Skipping all pictures, set down the lines of the listing from the first through the one with "import plotly.graph_objects as go".

- **EXTRACTED DATA**
+ + + +

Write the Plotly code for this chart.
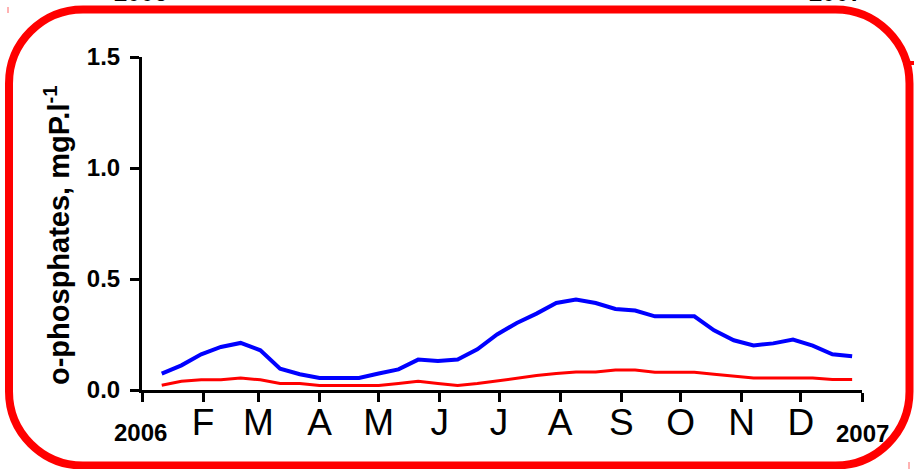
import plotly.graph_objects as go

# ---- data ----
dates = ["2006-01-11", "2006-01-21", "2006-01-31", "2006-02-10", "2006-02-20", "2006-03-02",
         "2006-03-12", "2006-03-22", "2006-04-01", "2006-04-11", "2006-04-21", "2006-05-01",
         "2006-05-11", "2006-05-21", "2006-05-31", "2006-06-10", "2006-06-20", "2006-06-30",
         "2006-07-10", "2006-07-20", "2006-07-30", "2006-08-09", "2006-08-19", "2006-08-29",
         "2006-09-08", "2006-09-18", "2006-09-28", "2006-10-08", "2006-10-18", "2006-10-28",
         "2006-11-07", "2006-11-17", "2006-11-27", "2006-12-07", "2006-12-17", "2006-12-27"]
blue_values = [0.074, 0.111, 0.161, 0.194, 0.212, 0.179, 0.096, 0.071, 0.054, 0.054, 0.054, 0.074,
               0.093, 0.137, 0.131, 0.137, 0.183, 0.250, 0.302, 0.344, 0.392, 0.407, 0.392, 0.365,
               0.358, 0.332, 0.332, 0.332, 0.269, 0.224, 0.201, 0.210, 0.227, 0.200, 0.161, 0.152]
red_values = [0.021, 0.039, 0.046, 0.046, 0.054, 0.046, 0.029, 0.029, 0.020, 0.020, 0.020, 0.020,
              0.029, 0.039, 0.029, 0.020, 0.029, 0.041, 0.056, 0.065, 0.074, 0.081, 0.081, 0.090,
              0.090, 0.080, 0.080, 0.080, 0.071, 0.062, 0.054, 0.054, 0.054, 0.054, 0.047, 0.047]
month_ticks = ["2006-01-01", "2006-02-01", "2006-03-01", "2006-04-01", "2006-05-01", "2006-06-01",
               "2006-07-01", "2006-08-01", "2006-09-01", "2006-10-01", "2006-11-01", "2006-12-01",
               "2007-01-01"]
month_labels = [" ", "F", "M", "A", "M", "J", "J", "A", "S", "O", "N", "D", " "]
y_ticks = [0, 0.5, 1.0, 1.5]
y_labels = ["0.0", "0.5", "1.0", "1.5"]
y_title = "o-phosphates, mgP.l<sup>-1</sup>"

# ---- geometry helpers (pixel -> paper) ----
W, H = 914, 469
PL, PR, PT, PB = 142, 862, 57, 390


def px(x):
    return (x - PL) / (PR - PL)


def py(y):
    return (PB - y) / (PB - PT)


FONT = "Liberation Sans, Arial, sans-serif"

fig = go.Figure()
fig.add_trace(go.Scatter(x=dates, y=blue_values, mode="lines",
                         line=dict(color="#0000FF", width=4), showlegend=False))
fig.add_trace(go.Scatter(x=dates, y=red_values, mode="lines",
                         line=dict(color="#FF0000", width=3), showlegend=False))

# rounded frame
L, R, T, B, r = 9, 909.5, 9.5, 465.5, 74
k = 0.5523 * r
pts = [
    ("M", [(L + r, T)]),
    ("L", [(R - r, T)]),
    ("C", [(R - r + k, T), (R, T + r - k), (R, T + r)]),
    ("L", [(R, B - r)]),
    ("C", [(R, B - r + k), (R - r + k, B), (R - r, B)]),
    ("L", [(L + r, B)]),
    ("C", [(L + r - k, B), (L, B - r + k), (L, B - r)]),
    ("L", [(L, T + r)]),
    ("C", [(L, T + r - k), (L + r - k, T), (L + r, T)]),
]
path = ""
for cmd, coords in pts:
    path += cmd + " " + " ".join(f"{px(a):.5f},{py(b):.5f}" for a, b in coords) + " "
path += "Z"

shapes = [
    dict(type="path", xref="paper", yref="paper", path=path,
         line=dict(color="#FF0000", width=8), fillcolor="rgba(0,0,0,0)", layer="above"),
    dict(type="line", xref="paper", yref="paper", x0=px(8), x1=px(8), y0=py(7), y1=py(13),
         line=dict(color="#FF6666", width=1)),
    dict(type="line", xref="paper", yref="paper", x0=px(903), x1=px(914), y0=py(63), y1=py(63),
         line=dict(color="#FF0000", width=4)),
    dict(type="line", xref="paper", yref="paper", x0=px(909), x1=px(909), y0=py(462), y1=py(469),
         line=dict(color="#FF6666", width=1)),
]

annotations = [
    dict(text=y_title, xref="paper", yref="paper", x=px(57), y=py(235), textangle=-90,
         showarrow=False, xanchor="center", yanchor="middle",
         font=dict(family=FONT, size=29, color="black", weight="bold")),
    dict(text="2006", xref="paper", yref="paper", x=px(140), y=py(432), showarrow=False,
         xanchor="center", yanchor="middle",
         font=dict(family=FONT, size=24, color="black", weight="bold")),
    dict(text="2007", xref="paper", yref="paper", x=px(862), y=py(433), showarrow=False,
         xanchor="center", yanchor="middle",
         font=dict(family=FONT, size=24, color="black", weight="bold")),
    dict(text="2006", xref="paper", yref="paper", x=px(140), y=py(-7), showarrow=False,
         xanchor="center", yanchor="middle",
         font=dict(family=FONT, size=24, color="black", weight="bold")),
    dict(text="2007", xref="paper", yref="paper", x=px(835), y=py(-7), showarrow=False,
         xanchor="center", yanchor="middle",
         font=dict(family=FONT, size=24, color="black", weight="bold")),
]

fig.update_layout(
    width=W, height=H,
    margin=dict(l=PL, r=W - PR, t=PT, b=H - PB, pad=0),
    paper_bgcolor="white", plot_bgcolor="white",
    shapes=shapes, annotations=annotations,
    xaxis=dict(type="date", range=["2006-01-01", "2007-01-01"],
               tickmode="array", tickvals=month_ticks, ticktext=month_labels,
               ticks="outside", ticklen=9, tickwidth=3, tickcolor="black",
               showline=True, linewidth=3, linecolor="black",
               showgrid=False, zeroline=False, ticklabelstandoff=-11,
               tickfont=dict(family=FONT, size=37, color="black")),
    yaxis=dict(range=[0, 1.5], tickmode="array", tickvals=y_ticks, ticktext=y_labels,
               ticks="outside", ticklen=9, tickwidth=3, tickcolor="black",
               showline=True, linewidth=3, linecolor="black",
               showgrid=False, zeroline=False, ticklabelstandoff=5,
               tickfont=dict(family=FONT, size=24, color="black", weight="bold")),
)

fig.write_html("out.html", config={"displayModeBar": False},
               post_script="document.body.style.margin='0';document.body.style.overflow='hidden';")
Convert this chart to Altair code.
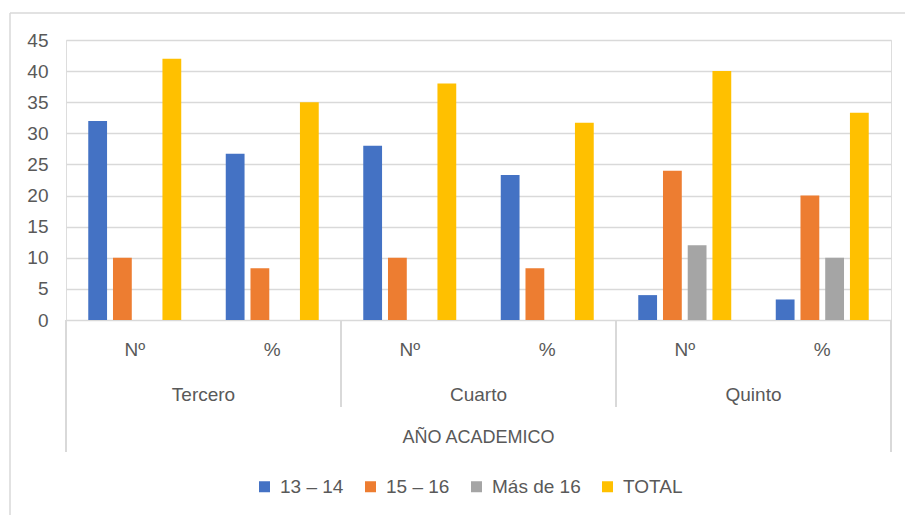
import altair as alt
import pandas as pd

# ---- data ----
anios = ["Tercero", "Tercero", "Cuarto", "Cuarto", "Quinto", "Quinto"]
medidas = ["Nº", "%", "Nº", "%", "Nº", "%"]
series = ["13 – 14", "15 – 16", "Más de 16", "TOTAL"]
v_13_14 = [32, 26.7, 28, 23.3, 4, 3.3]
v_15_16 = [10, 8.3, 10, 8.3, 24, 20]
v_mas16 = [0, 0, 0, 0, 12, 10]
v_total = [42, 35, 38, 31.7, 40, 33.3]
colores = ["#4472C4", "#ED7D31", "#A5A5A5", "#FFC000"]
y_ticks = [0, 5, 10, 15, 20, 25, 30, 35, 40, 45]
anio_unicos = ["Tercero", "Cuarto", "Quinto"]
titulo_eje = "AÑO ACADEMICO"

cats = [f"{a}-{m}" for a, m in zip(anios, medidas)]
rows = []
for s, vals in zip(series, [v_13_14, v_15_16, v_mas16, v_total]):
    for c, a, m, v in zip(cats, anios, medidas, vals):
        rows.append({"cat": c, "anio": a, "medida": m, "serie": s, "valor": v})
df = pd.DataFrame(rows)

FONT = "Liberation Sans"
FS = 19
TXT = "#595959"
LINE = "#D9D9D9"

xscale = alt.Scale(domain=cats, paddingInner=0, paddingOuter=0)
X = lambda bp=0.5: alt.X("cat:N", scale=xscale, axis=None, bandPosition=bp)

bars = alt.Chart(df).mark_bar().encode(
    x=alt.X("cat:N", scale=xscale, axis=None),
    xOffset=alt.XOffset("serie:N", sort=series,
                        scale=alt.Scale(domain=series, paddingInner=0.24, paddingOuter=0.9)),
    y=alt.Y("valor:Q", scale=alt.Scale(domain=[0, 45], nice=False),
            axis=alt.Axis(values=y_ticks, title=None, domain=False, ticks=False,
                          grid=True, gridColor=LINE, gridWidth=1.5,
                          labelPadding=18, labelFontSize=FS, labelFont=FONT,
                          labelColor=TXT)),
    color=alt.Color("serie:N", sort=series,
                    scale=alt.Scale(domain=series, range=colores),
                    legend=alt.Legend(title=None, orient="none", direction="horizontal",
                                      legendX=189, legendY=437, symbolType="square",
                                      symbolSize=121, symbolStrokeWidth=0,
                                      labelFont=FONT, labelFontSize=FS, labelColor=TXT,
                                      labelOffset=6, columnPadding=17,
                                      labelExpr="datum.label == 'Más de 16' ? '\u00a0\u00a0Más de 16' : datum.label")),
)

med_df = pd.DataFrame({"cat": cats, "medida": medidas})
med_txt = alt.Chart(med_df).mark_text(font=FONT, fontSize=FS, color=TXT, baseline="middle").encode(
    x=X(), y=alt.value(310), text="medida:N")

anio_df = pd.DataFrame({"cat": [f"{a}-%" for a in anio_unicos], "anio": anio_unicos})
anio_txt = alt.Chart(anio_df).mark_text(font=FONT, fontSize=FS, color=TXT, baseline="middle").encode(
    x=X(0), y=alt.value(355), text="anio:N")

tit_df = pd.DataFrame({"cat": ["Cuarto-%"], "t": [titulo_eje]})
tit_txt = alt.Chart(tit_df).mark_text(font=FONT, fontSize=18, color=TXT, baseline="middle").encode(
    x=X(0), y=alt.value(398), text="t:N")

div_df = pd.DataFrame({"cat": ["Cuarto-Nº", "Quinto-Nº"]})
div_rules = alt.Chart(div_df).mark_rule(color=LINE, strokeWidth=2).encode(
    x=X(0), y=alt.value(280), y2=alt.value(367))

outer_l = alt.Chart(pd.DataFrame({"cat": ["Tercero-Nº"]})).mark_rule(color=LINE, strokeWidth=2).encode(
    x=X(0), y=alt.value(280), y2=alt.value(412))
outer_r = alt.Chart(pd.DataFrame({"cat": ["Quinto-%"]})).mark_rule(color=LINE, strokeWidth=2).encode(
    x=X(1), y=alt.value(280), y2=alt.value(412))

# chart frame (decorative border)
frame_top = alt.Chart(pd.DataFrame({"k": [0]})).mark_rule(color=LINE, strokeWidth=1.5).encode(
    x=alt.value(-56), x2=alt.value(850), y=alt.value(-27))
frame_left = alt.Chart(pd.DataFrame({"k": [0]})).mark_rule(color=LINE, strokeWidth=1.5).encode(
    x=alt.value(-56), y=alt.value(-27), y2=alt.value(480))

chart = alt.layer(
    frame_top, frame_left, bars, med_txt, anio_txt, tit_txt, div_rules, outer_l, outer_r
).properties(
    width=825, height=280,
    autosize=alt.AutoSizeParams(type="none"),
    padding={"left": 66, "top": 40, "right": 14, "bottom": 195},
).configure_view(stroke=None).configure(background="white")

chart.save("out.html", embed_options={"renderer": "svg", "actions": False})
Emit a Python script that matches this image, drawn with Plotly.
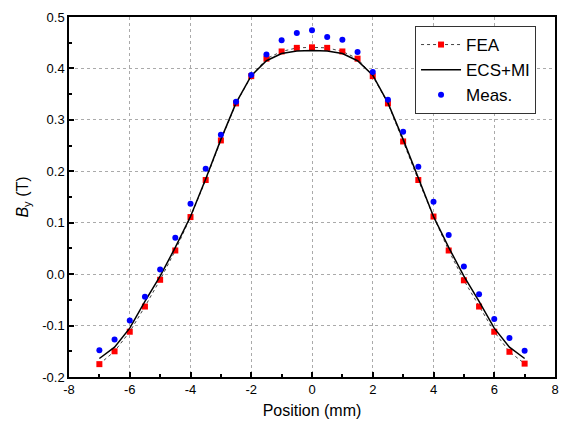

+ + + +

- **REPLY**
Write the Plotly code for this chart.
import plotly.graph_objects as go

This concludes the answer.